Distributed event streaming for real-time data architectures

https://kafka.apache.org

What It Is

Apache Kafka is a distributed event streaming platform capable of handling trillions of events per day. Originally developed at LinkedIn, Kafka has become the backbone of real-time data architectures worldwide. It serves as a high-throughput, low-latency message bus that decouples data producers from consumers — enabling event-driven architectures, real-time analytics, and Change Data Capture pipelines.

How We Use It

We design and implement Kafka-based architectures for clients who need real-time data movement: CDC streams from production databases, event collection from applications, log aggregation, and real-time analytics pipelines.

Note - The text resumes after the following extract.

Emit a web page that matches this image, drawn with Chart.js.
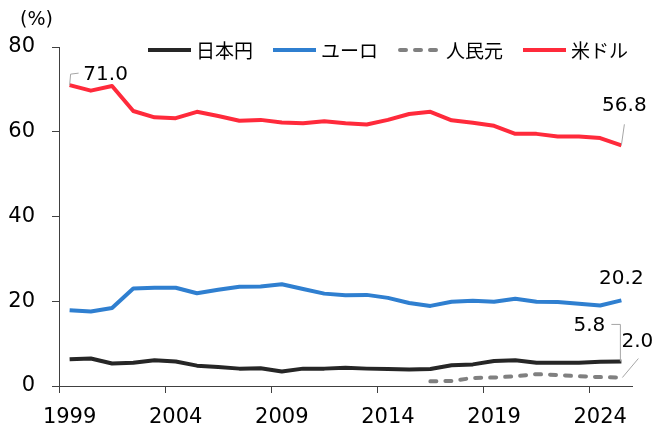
<!DOCTYPE html>
<html>
<head>
<meta charset="utf-8">
<script src="https://cdn.jsdelivr.net/npm/chart.js@4"></script>
<style>
  html, body { margin: 0; padding: 0; background: #fff; }
  #wrap { width: 654px; height: 430px; position: relative; }
</style>
</head>
<body>
<div id="wrap"><canvas id="shareChart"></canvas></div>
<script>
const years = ['1999','2000','2001','2002','2003','2004','2005','2006','2007','2008','2009','2010','2011','2012',
  '2013','2014','2015','2016','2017','2018','2019','2020','2021','2022','2023','2024','2025']
const yen = [6.3,6.5,5.3,5.5,6.1,5.8,4.8,4.5,4.1,4.2,3.4,4.1,4.1,4.3,4.1,4.0,3.9,4.0,4.9,5.1,5.9,6.1,5.5,5.5,5.5,5.7,5.8]
const euro = [17.9,17.6,18.4,23.0,23.2,23.2,21.9,22.7,23.4,23.5,24.0,22.9,21.8,21.4,21.5,20.8,19.6,18.9,19.9,20.1,19.9,20.6,19.9,19.8,19.4,19.0,20.2]
const yuan = [null,null,null,null,null,null,null,null,null,null,null,null,null,null,null,null,null,
  1.1,1.2,1.9,2.0,2.3,2.8,2.6,2.3,2.1,2.0]
const usd = [71.0,69.7,70.8,64.9,63.4,63.2,64.7,63.7,62.6,62.8,62.2,62.0,62.5,62.0,61.7,62.8,64.2,64.7,62.7,62.1,61.4,59.5,59.5,58.9,58.9,58.5,56.8]
const seriesNames = ['日本円', 'ユーロ', '人民元', '米ドル']
const yTicks = [0, 20, 40, 60, 80]

const FONT = '"DejaVu Sans", Verdana, sans-serif'
const JP = '"Noto Sans CJK JP", sans-serif'
const AXIS = '#404040'

// data labels: [dataset, index, dx, dy, leader points relative to the mark]
const callouts = [
  { ds: 3, idx: 0, dx: 36, dy: -10, align: 'center', leader: [[0, 0], [1, -11], [9, -12]] },
  { ds: 3, idx: 26, dx: 3, dy: -40, align: 'center', leader: [[0, 0], [3, -21]] },
  { ds: 1, idx: 26, dx: 0, dy: -22, align: 'center', leader: null },
  { ds: 0, idx: 26, dx: -32, dy: -36, align: 'center', leader: [[-1, 0], [-1, -37], [-10, -37]] },
  { ds: 2, idx: 26, dx: 16, dy: -36, align: 'center', leader: [[1, 0], [17, -19]] }
]

const calloutPlugin = {
  id: 'callouts',
  afterDatasetsDraw(chart) {
    const ctx = chart.ctx
    ctx.save()
    callouts.forEach(c => {
      const pt = chart.getDatasetMeta(c.ds).data[c.idx]
      const val = chart.data.datasets[c.ds].data[c.idx]
      if (c.leader) {
        ctx.strokeStyle = '#a6a6a6'
        ctx.lineWidth = 1
        ctx.beginPath()
        c.leader.forEach((p, i) => {
          if (i === 0) ctx.moveTo(pt.x + p[0], pt.y + p[1])
          else ctx.lineTo(pt.x + p[0], pt.y + p[1])
        })
        ctx.stroke()
      }
      ctx.fillStyle = '#000'
      ctx.font = '20px ' + FONT
      ctx.textAlign = c.align
      ctx.textBaseline = 'middle'
      ctx.fillText(val.toFixed(1), pt.x + c.dx, pt.y + c.dy)
    })

    // unit label
    ctx.font = '19px ' + FONT
    ctx.textAlign = 'left'
    ctx.fillText('(%)', 20, 20)

    // legend
    let x = 148
    const y = 50
    ctx.font = '19px ' + JP
    chart.data.datasets.forEach(ds => {
      ctx.strokeStyle = ds.borderColor
      ctx.lineWidth = 4
      ctx.lineCap = ds.borderDash ? 'round' : 'butt'
      ctx.setLineDash(ds.borderDash || [])
      ctx.beginPath()
      ctx.moveTo(x + (ds.borderDash ? 2 : 0), y)
      ctx.lineTo(x + 43, y)
      ctx.stroke()
      ctx.setLineDash([])
      ctx.fillStyle = '#000'
      ctx.fillText(ds.label, x + 48, y + 1)
      x += 48 + ctx.measureText(ds.label).width + 20
    })
    ctx.restore()
  }
}

const lineDs = (label, data, color, dash) => ({
  label: label,
  data: data,
  borderColor: color,
  backgroundColor: color,
  borderWidth: 4,
  borderDash: dash,
  borderCapStyle: dash ? 'round' : 'butt',
  borderJoinStyle: 'round',
  pointRadius: 0,
  tension: 0,
  spanGaps: false
})

new Chart(document.getElementById('shareChart'), {
  type: 'line',
  data: {
    labels: years,
    datasets: [
      lineDs(seriesNames[0], yen, '#262626'),
      lineDs(seriesNames[1], euro, '#2f7fd0'),
      lineDs(seriesNames[2], yuan, '#808080', [6, 9]),
      lineDs(seriesNames[3], usd, '#ff2a3b')
    ]
  },
  options: {
    responsive: true,
    maintainAspectRatio: false,
    animation: false,
    layout: { padding: { top: 47, right: 22, left: 0, bottom: 0 } },
    plugins: {
      legend: { display: false },
      tooltip: { enabled: false }
    },
    scales: {
      x: {
        type: 'category',
        offset: true,
        afterFit: s => { s.height = 44 },
        border: { display: true, color: AXIS, width: 1 },
        grid: {
          offset: true,
          drawOnChartArea: false,
          drawTicks: true,
          tickLength: 7,
          color: c => (c.index % 5 === 0 && c.index < years.length) ? AXIS : 'rgba(0,0,0,0)'
        },
        ticks: {
          autoSkip: false,
          maxRotation: 0,
          minRotation: 0,
          padding: 12,
          color: '#000',
          font: { family: FONT, size: 21 },
          callback: (v, i) => (i % 5 === 0 ? years[i] : '')
        }
      },
      y: {
        min: yTicks[0],
        max: yTicks[yTicks.length - 1],
        afterFit: s => { s.width = 59 },
        afterBuildTicks: s => { s.ticks = yTicks.map(v => ({ value: v })) },
        border: { display: true, color: AXIS, width: 1 },
        grid: { drawOnChartArea: false, drawTicks: true, tickLength: 7, color: AXIS },
        ticks: {
          padding: 17,
          color: '#000',
          font: { family: FONT, size: 21 }
        }
      }
    }
  },
  plugins: [calloutPlugin]
})
</script>
</body>
</html>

Kafka typically sits at the center of the data architecture — connecting source systems with warehouses, data lakes, and streaming processors.

Our Expertise

✓
Architecture Design

We design Kafka clusters for reliability: sizing, broker configuration, replication, and multi-datacenter setups with MirrorMaker 2.
✓
Topic Design & Partitioning

We design topic schemas and partitioning strategies balancing throughput, ordering, and consumer parallelism.
✓
Kafka Connect

We deploy source connectors for CDC (Debezium) and sink connectors for warehouses (ClickHouse, BigQuery, S3).
✓
Producer & Consumer Development

We build reliable producers and consumers in Python and Java with exactly-once semantics.
✓
Monitoring & Operations

We set up Kafka monitoring: broker health, consumer lag, partition balance, and alerting via Grafana/Prometheus.